By: Alan Preston   •   15 February, 2016

limited licenseLicensing options can be broadly classified into two categories. The first is the limited license and the second is a full Australian Financial Services License (AFSL). The former, the limited license, does allow practitioners to talk about setting up or winding an SMSF. With a limited license, accountants can also talk about a product class. But, they do not have the go ahead to discuss a specific product belonging to that class.

AN AFSL as against a limited license

An AFSL, on the other hand, entitles a practitioner to talk about any product within a given class and also puts away with any kind of limitation while discussing a financial service.

Limited license is a “band-aid” product, feels industry experts

Limited license is being seen as a band-aid product because it seals the wound but that is it. It is like going into the battle armed with the basic weaponry and nothing more. Times have certainly changed. Today, the SMSF owners want their trusted friends, the accountants, to talk at length about all sorts of financial products.

So, a limited license is a big handicap when you come to think of it. Those accountants who are not going for a full-fledged AFSL will find their practice lacking the necessary effect and a good number of potential clients will look the other way.

Accountants’ justification for limited license

I know the justification offered by those accountants on limited license. They say that they are not looking for a business expansion and are happy with what they are doing. On the other hand, they do not want to lose clients to referral relationship and so keeping both the sides of the coin in mind, a limited license best suits them.

This, however, seems like forced reasoning, aimed to justify a stance. If you look deeper you will find that times are changing and the dynamics of the financial service is also altering. If accountants are looking to pass on financial advice, the least they can do is to commit themselves completely to the processes and the standards.

Compliance costs and fresh risks attached

When a practitioner speaks on a couple of areas or four at the most, he ties himself, thereby bringing a lot of fresh risks, compliance costs, requirement for supervision, among other things. It will be wise to remember that these costs cannot always be passed on to the clients and the situation, thus, can pretty easily turn into a nightmare for the accountant.

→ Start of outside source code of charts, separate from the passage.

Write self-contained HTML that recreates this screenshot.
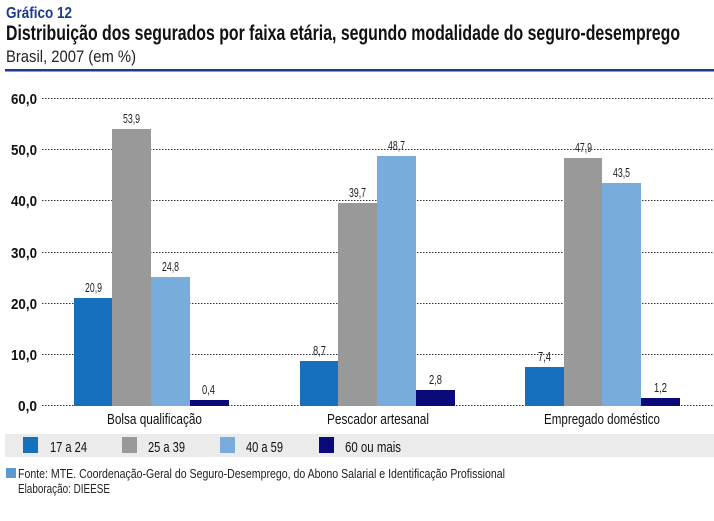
<!DOCTYPE html>
<html><head><meta charset="utf-8"><style>
body{margin:0;width:714px;height:516px;background:#fff;overflow:hidden;font-family:"Liberation Sans",sans-serif;}
</style></head><body>
<svg width="714" height="516" xmlns="http://www.w3.org/2000/svg" font-family="'Liberation Sans',sans-serif">
<text x="6" y="18" font-size="16" font-weight="bold" fill="#1a3a8f" textLength="66" lengthAdjust="spacingAndGlyphs">Gráfico 12</text>
<text x="6" y="40" font-size="21" font-weight="bold" fill="#111" textLength="674" lengthAdjust="spacingAndGlyphs">Distribuição dos segurados por faixa etária, segundo modalidade do seguro-desemprego</text>
<text x="6" y="62" font-size="17" fill="#222" textLength="130" lengthAdjust="spacingAndGlyphs">Brasil, 2007 (em %)</text>
<rect x="5" y="69" width="709" height="2.5" fill="#1a3a8f"/>
<g stroke="#333" stroke-width="1" stroke-dasharray="1.5,1.5">
<line x1="42" x2="714" y1="98.5" y2="98.5"/><line x1="42" x2="714" y1="149.5" y2="149.5"/><line x1="42" x2="714" y1="200.5" y2="200.5"/><line x1="42" x2="714" y1="252.5" y2="252.5"/><line x1="42" x2="714" y1="303.5" y2="303.5"/><line x1="42" x2="714" y1="354.5" y2="354.5"/><line x1="42" x2="714" y1="405.5" y2="405.5"/>
</g>
<g font-size="15" font-weight="bold" fill="#111">
<text x="11" y="104" textLength="26" lengthAdjust="spacingAndGlyphs">60,0</text><text x="11" y="155" textLength="26" lengthAdjust="spacingAndGlyphs">50,0</text><text x="11" y="206" textLength="26" lengthAdjust="spacingAndGlyphs">40,0</text><text x="11" y="258" textLength="26" lengthAdjust="spacingAndGlyphs">30,0</text><text x="11" y="309" textLength="26" lengthAdjust="spacingAndGlyphs">20,0</text><text x="11" y="360" textLength="26" lengthAdjust="spacingAndGlyphs">10,0</text><text x="18" y="411" textLength="19" lengthAdjust="spacingAndGlyphs">0,0</text>
</g>
<g>
<rect x="74" y="298" width="38" height="108" fill="#1670be"/>
<rect x="112" y="129" width="39" height="277" fill="#999"/>
<rect x="151" y="277" width="39" height="129" fill="#78acdb"/>
<rect x="190" y="400" width="39" height="6" fill="#0a0a7a"/>
<rect x="300" y="361" width="38" height="45" fill="#1670be"/>
<rect x="338" y="203" width="39" height="203" fill="#999"/>
<rect x="377" y="156" width="39" height="250" fill="#78acdb"/>
<rect x="416" y="390" width="39" height="16" fill="#0a0a7a"/>
<rect x="525" y="367" width="39" height="39" fill="#1670be"/>
<rect x="564" y="158" width="38" height="248" fill="#999"/>
<rect x="602" y="183" width="39" height="223" fill="#78acdb"/>
<rect x="641" y="398" width="39" height="8" fill="#0a0a7a"/>
</g>
<g font-size="13" fill="#222">
<text x="85" y="292" textLength="17" lengthAdjust="spacingAndGlyphs">20,9</text><text x="123" y="123" textLength="17" lengthAdjust="spacingAndGlyphs">53,9</text><text x="162" y="271" textLength="17" lengthAdjust="spacingAndGlyphs">24,8</text><text x="202" y="394" textLength="13" lengthAdjust="spacingAndGlyphs">0,4</text>
<text x="313" y="355" textLength="13" lengthAdjust="spacingAndGlyphs">8,7</text><text x="349" y="197" textLength="17" lengthAdjust="spacingAndGlyphs">39,7</text><text x="388" y="150" textLength="17" lengthAdjust="spacingAndGlyphs">48,7</text><text x="429" y="384" textLength="13" lengthAdjust="spacingAndGlyphs">2,8</text>
<text x="538" y="361" textLength="13" lengthAdjust="spacingAndGlyphs">7,4</text><text x="575" y="152" textLength="17" lengthAdjust="spacingAndGlyphs">47,9</text><text x="613" y="177" textLength="17" lengthAdjust="spacingAndGlyphs">43,5</text><text x="654" y="392" textLength="13" lengthAdjust="spacingAndGlyphs">1,2</text>
</g>
<g font-size="15" fill="#111">
<text x="107" y="424" textLength="95" lengthAdjust="spacingAndGlyphs">Bolsa qualificação</text><text x="327" y="424" textLength="102" lengthAdjust="spacingAndGlyphs">Pescador artesanal</text><text x="544" y="424" textLength="116" lengthAdjust="spacingAndGlyphs">Empregado doméstico</text>
</g>
<rect x="5" y="434" width="709" height="23" fill="#ebebeb"/>
<rect x="23" y="437" width="15" height="16" fill="#1670be"/>
<rect x="122" y="437" width="15" height="16" fill="#999"/>
<rect x="220" y="437" width="15" height="16" fill="#78acdb"/>
<rect x="319" y="437" width="15" height="16" fill="#0a0a7a"/>
<g font-size="15" fill="#111">
<text x="50" y="452" textLength="37" lengthAdjust="spacingAndGlyphs">17 a 24</text><text x="148" y="452" textLength="37" lengthAdjust="spacingAndGlyphs">25 a 39</text><text x="246" y="452" textLength="37" lengthAdjust="spacingAndGlyphs">40 a 59</text><text x="345" y="452" textLength="56" lengthAdjust="spacingAndGlyphs">60 ou mais</text>
</g>
<rect x="6" y="468" width="10" height="10" fill="#5a9ad0"/>
<g font-size="13" fill="#222">
<text x="18" y="478" textLength="487" lengthAdjust="spacingAndGlyphs">Fonte: MTE. Coordenação-Geral do Seguro-Desemprego, do Abono Salarial e Identificação Profissional</text>
<text x="18" y="493" textLength="92" lengthAdjust="spacingAndGlyphs">Elaboração: DIEESE</text>
</g>
</svg>
</body></html>
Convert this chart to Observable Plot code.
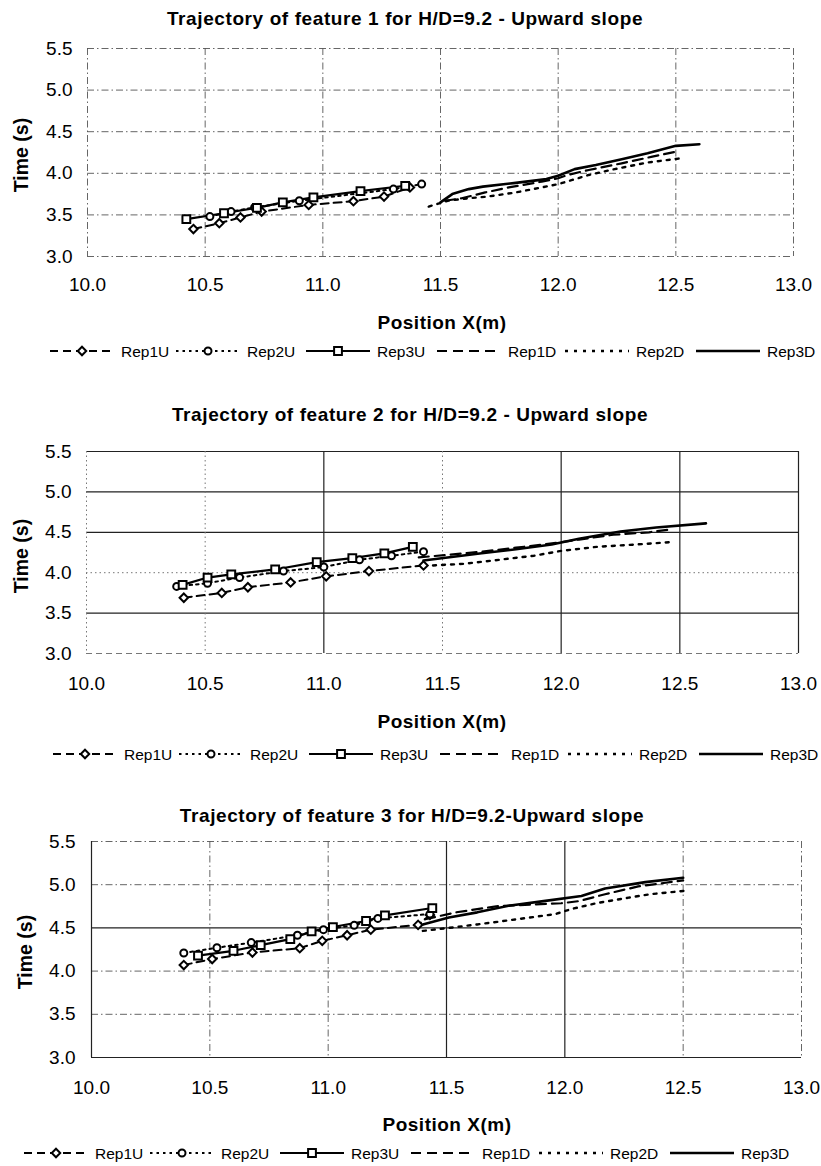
<!DOCTYPE html>
<html><head><meta charset="utf-8">
<script src="https://cdn.jsdelivr.net/npm/d3@7"></script>
<script src="https://cdn.jsdelivr.net/npm/@observablehq/plot@0.6"></script>
<style>
body{margin:0;background:#fff;}
#root{position:relative;width:821px;height:1166px;overflow:hidden;background:#fff;font-family:"Liberation Sans",Arial,Helvetica,sans-serif;}
.t{position:absolute;white-space:nowrap;color:#000;}
</style></head><body><div id="root"></div>
<script>
// ---------- data ----------
const xTicks = [10.0, 10.5, 11.0, 11.5, 12.0, 12.5, 13.0];
const yTicks = [3.0, 3.5, 4.0, 4.5, 5.0, 5.5];
const seriesNames = ["Rep1U", "Rep2U", "Rep3U", "Rep1D", "Rep2D", "Rep3D"];
const titles = [
  "Trajectory of feature 1 for H/D=9.2 - Upward slope",
  "Trajectory of feature 2 for H/D=9.2 - Upward slope",
  "Trajectory of feature 3 for H/D=9.2-Upward slope"
];
const xTitle = "Position X(m)";
const yTitle = "Time (s)";

// feature 1  [position X (m), time (s)]
const f1Rep1U = [[10.45,3.33],[10.56,3.40],[10.65,3.47],[10.74,3.54],[10.94,3.62],[11.13,3.665],[11.26,3.72],[11.37,3.83]];
const f1Rep2U = [[10.52,3.48],[10.61,3.54],[10.71,3.59],[10.90,3.67],[11.30,3.81],[11.42,3.87]];
const f1Rep3U = [[10.42,3.45],[10.58,3.52],[10.72,3.585],[10.83,3.65],[10.96,3.71],[11.16,3.785],[11.35,3.85]];
const f1Rep1D = [[11.52,3.67],[11.59,3.70],[11.69,3.77],[11.79,3.83],[11.93,3.90],[12.00,3.94],[12.04,3.98],[12.13,4.04],[12.27,4.12],[12.40,4.20],[12.50,4.26]];
const f1Rep2D = [[11.45,3.60],[11.53,3.67],[11.62,3.70],[11.70,3.72],[11.82,3.77],[11.93,3.83],[12.00,3.87],[12.06,3.92],[12.13,3.98],[12.24,4.05],[12.38,4.13],[12.52,4.18]];
const f1Rep3D = [[11.50,3.65],[11.55,3.75],[11.62,3.81],[11.68,3.84],[11.82,3.885],[11.95,3.93],[12.00,3.97],[12.07,4.05],[12.16,4.10],[12.27,4.17],[12.38,4.24],[12.50,4.33],[12.60,4.35]];

// feature 2
const f2Rep1U = [[10.41,3.69],[10.57,3.75],[10.68,3.82],[10.86,3.88],[11.01,3.955],[11.19,4.02],[11.42,4.09]];
const f2Rep2U = [[10.38,3.83],[10.51,3.87],[10.645,3.94],[10.83,4.02],[11.00,4.07],[11.15,4.16],[11.285,4.21],[11.42,4.26]];
const f2Rep3U = [[10.405,3.85],[10.51,3.94],[10.61,3.98],[10.795,4.04],[10.97,4.13],[11.12,4.18],[11.255,4.24],[11.375,4.32]];
const f2Rep1D = [[11.40,4.19],[11.52,4.22],[11.665,4.26],[11.81,4.31],[11.93,4.35],[12.075,4.41],[12.22,4.47],[12.37,4.50],[12.47,4.54]];
const f2Rep2D = [[11.46,4.09],[11.59,4.11],[11.74,4.16],[11.885,4.21],[12.00,4.27],[12.15,4.32],[12.32,4.35],[12.47,4.38]];
const f2Rep3D = [[11.42,4.15],[11.665,4.24],[11.81,4.29],[11.96,4.35],[12.075,4.42],[12.25,4.51],[12.40,4.56],[12.61,4.61]];

// feature 3
const f3Rep1U = [[10.39,4.07],[10.51,4.14],[10.68,4.215],[10.88,4.265],[10.975,4.35],[11.08,4.415],[11.18,4.48],[11.38,4.535],[11.43,4.65]];
const f3Rep2U = [[10.39,4.21],[10.53,4.27],[10.675,4.33],[10.87,4.415],[10.98,4.48],[11.11,4.53],[11.21,4.61],[11.43,4.66]];
const f3Rep3U = [[10.45,4.18],[10.60,4.235],[10.715,4.30],[10.84,4.37],[10.93,4.46],[11.02,4.51],[11.16,4.58],[11.24,4.645],[11.44,4.73]];
const f3Rep1D = [[11.41,4.60],[11.54,4.68],[11.71,4.75],[11.86,4.77],[11.985,4.785],[12.06,4.81],[12.17,4.89],[12.31,4.98],[12.50,5.05]];
const f3Rep2D = [[11.40,4.465],[11.51,4.50],[11.63,4.54],[11.77,4.59],[11.96,4.66],[12.03,4.72],[12.14,4.79],[12.27,4.85],[12.36,4.89],[12.51,4.93]];
const f3Rep3D = [[11.40,4.54],[11.51,4.62],[11.63,4.68],[11.77,4.76],[11.91,4.81],[12.07,4.87],[12.17,4.955],[12.34,5.03],[12.50,5.08]];

const features = [
  [f1Rep1U, f1Rep2U, f1Rep3U, f1Rep1D, f1Rep2D, f1Rep3D],
  [f2Rep1U, f2Rep2U, f2Rep3U, f2Rep1D, f2Rep2D, f2Rep3D],
  [f3Rep1U, f3Rep2U, f3Rep3U, f3Rep1D, f3Rep2D, f3Rep3D]
];

// ---------- styles & layout ----------
const W = 821;
const FONT = '"Liberation Sans", Arial, Helvetica, sans-serif';
const seriesStyle = [
  {dash: "8,5",  width: 2.0, symbol: "diamond2", r: 3.8},
  {dash: "2.5,4", width: 2.0, symbol: "circle",   r: 3.5},
  {dash: null,   width: 2.2, symbol: "square",   r: 4.4},
  {dash: "10,6", width: 2.2},
  {dash: "3,6",  width: 2.4},
  {dash: null,   width: 2.6}
];
const gridStyle = {
  solid:   {stroke: "#222", strokeWidth: 1.2},
  dashdot: {stroke: "#555", strokeWidth: 0.9, strokeDasharray: "7,3,1.5,3"},
  dotted:  {stroke: "#777", strokeWidth: 1,   strokeDasharray: "1.5,3"},
  dashed:  {stroke: "#777", strokeWidth: 1,   strokeDasharray: "6,4"}
};
const charts = [
  {left: 87, right: 793, top: 48, bottom: 256, xPad: 21, yPad: 15,
   titleY: 18.5, titleX: 405, xTitleY: 322, xTitleX: 442, yTitleX: 22, yTitleY: 155, legendY: 350.5, legendX: 50,
   hGrid: [["dashdot", yTicks]], vGrid: [["dashdot", xTicks]]},
  {left: 86, right: 798, top: 451, bottom: 653, xPad: 23, yPad: 15,
   titleY: 414, titleX: 410, xTitleY: 721, xTitleX: 442, yTitleX: 22, yTitleY: 556, legendY: 753.5, legendX: 53,
   hGrid: [["dashed", [3.0]], ["dotted", [4.0]], ["solid", [3.5, 4.5, 5.0, 5.5]]],
   vGrid: [["dotted", [10.0, 10.5, 11.5]], ["solid", [11.0, 12.0, 12.5, 13.0]]]},
  {left: 91, right: 801, top: 841, bottom: 1057, xPad: 23, yPad: 16,
   titleY: 815, titleX: 412, xTitleY: 1124, xTitleX: 447, yTitleX: 26, yTitleY: 952, legendY: 1152.5, legendX: 24,
   hGrid: [["dashdot", [3.5, 4.0, 5.0, 5.5]], ["solid", [3.0, 4.5]]],
   vGrid: [["dashdot", [10.5, 11.0, 12.5, 13.0]], ["solid", [10.0, 11.5, 12.0]]]}
];
const legendOffsets = [0, 126, 256, 387, 515, 646];

const root = document.getElementById("root");

function addText(txt, x, capCenter, size, weight, opts = {}) {
  const d = document.createElement("div");
  d.className = "t";
  d.textContent = txt;
  d.style.fontSize = size + "px";
  d.style.lineHeight = size + "px";
  d.style.fontWeight = weight;
  if (opts.ls) d.style.letterSpacing = opts.ls + "px";
  d.style.left = x + "px";
  if (opts.rotate) {
    d.style.top = capCenter + "px";
    d.style.transform = "translate(-50%,-50%) rotate(-90deg)";
  } else {
    d.style.top = (capCenter - 0.49 * size) + "px";
    d.style.transform = "translateX(-50%)";
  }
  root.appendChild(d);
}

charts.forEach((c, ci) => {
  const MT = 12, MB = 50;
  const H = (c.bottom - c.top) + MT + MB;
  const data = features[ci];
  const marks = [];
  for (const [st, ticks] of c.hGrid) marks.push(Plot.ruleY(ticks, {...gridStyle[st]}));
  for (const [st, ticks] of c.vGrid) marks.push(Plot.ruleX(ticks, {...gridStyle[st]}));
  data.forEach((ser, si) => {
    const s = seriesStyle[si];
    const o = {x: d => d[0], y: d => d[1], stroke: "#000", strokeWidth: s.width, curve: "linear"};
    if (s.dash) o.strokeDasharray = s.dash;
    marks.push(Plot.line(ser, o));
  });
  data.forEach((ser, si) => {
    const s = seriesStyle[si];
    if (s.symbol) marks.push(Plot.dot(ser, {x: d => d[0], y: d => d[1], symbol: s.symbol, r: s.r, fill: "#fff", stroke: "#000", strokeWidth: 2}));
  });
  const svg = Plot.plot({
    width: W, height: H,
    marginLeft: c.left, marginRight: W - c.right, marginTop: MT, marginBottom: MB,
    style: {fontSize: "19px", fontFamily: FONT, color: "#000", background: "transparent", overflow: "visible"},
    x: {domain: [10, 13], ticks: xTicks, tickFormat: d3.format(".1f"), tickSize: 0, tickPadding: c.xPad, label: null},
    y: {domain: [3, 5.5], ticks: yTicks, tickFormat: d3.format(".1f"), tickSize: 0, tickPadding: c.yPad, label: null},
    marks
  });
  svg.style.position = "absolute";
  svg.style.left = "0px";
  svg.style.top = (c.top - MT) + "px";
  root.appendChild(svg);

  addText(titles[ci], c.titleX, c.titleY, 19, "bold", {ls: 0.6});
  addText(xTitle, c.xTitleX, c.xTitleY, 19, "bold", {ls: 0.5});
  addText(yTitle, c.yTitleX, c.yTitleY, 19.5, "bold", {rotate: true});

  // legend
  const lg = d3.create("svg").attr("width", W).attr("height", 24)
    .style("position", "absolute").style("left", "0px").style("top", (c.legendY - 12) + "px");
  seriesNames.forEach((name, si) => {
    const s = seriesStyle[si];
    const x0 = c.legendX + legendOffsets[si];
    const yy = 12;
    lg.append("line").attr("x1", x0).attr("x2", x0 + 64).attr("y1", yy).attr("y2", yy)
      .attr("stroke", "#000").attr("stroke-width", s.width)
      .attr("stroke-dasharray", s.dash || null);
    if (s.symbol) {
      const sym = {diamond2: d3.symbolDiamond2, circle: d3.symbolCircle, square: d3.symbolSquare}[s.symbol];
      lg.append("path").attr("d", d3.symbol(sym, Math.PI * s.r * s.r)())
        .attr("transform", `translate(${x0 + 32},${yy})`)
        .attr("fill", "#fff").attr("stroke", "#000").attr("stroke-width", 2);
    }
    lg.append("text").attr("x", x0 + 71).attr("y", yy).attr("dy", "0.36em")
      .attr("font-family", FONT).attr("font-size", 15.5).attr("fill", "#000").text(name);
  });
  root.appendChild(lg.node());
});
</script>
</body></html>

A case in point: why limited license can’t work

Imagine this situation. An accountant is working on a limited license. Now, he has a client who wants to discuss why he needs to leave a product and go for another one or, say, why he needs to choose SMSF over another superannuation fund. What happens in the scenario? The limited license practitioner, regulation-bound not to discuss these specifics, fails to ease the client and in due course of time may even lose the client.

The regulatory scene is fast shifting and the clients are evolving. They want their traditional accountants to wear a new coat and discuss “beyond the basic” investment strategy with them.